When Kristen and Theo Smith started out on their family vacation, their only fears were that little Zoe would run circles around them.
“Before we left for Idaho, Zoe was already taking steps,” Kirsten wrote in her email to East Idaho News. “We were so sure she was going to be walking all around the house that we bought a baby gate.”
Sadly, the family would soon learn they were facing an unimaginable threat . . .
“Not only did she not walk, but she stopped pulling herself up or even crawling. At first, we thought she was just adjusting to being in a new place, but after a week it only got worse, not better,” Kristen said. “I couldn’t set her down without her crying. She would wake up in the middle of the night crying like she was in pain, and she had scratched herself all over her neck.”
Kristen and Theo became concerned. A trip to the doctor seemed warranted.
“We took her to the doctor about two weeks after her symptoms started,” Kristen said. “We finally decided this wasn’t anxiety about a new place, but that she might be sick. It was so sad for us as parents to see this radical shift in behavior and not have any answers.”
The first physician-diagnosed Zoe with an ear infection. She was sent home with a round of antibiotics, but the girl’s condition did not improve. Her parents decided to visit Eastern Idaho Regional Medical Center.
“It’s not medical to say you have a ‘gut feeling’ that something is wrong, but we know our child and she wasn’t doing what was normal for her. Zoe wasn’t sleeping well, had low-grade fevers, didn’t want to play with her toys, and needed to constantly be held,” Kristen said. “The doctor did some blood work and noticed her white blood cells were through the roof.”
That test concerned doctors enough to airlift Zoe over to Primary Children’s Medical Center in Salt Lake City. Soon after her arrival, Kristen and Theo received frightening news; their little girl had a rare and aggressive type of blood cancer—chronic myeloid leukemia (CML).

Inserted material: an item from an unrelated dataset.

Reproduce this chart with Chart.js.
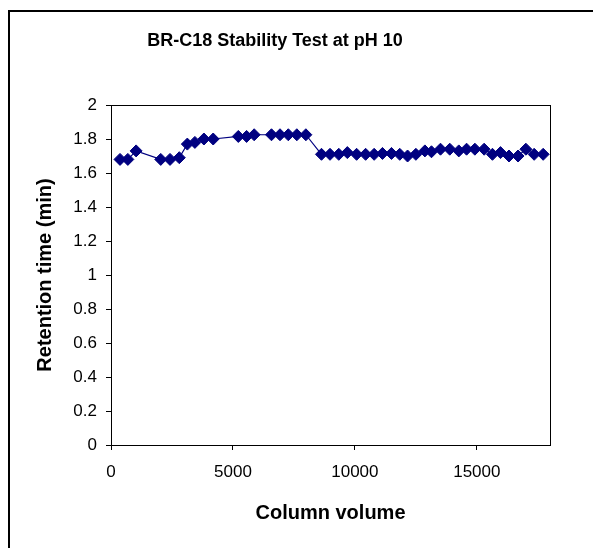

CML is rare in children, as are its symptoms of itchiness, bone pain, fatigue, abdominal discomfort, weight loss, and fatigue. And the treatment for it is extremely aggressive. It includes several rounds of chemotherapy to reduce the high number of blasts (excessive and immature white blood cells) contained within the bone marrow.
“Zoe’s first month of chemo was not easy,” she said. “She was often nauseous and tired. At 13 months old she acted more like a 5-month-old. She couldn’t do a lot physically and she spent a lot of time sleeping. … Still, every day she would perk up at some point and be able to smile and laugh with us. It was always such a blessing to see that.”
Zoe also needs a bone marrow transplant, but because of her ethnicity (white and Ashkenazi Jewish), there are very few eligible donors currently on the registry. Her parents are now pleading with anyone and everyone to get themselves checked to see if they might be a match for Zoe. Their hope is that someone with a similar ethnicity will turn up, and that other lives might be saved in the process.
“I’m begging people to sign up with Be The Match to see if they are a possible donor,” Kirsten said. “Even if you can’t be a match for Zoe, you could be a match for someone else, someone who deserves a chance to live. It’s so easy to register and you could save a life. If for some reason people are unable to register as a donor please consider donating blood. These are amazing easy ways to step up and do good for other people.”
Right now, Zoe is going through her second round of chemo. Mom says she’s handling this round better . . . but the little girl still isn’t walking. She’s been delayed because of all the symptoms of her illness and the side effects of her chemo. Still, they’re holding onto hope.
She’s smiling and playing for most of the day, which gives us a lot of hope!” Kirsten said. “I can honestly say I’m so happy we were with family when we got Zoe’s cancer diagnosis. We’ve been blessed to be around people who have supported us in so many ways during this time.”
But hope can only hold them over for so long.
“It’s scary to know that finding a match is hard,” Kirsten said. “This is our baby, and we want her to have a chance to grow up! We want her to have a future, and a transplant gives her that opportunity.”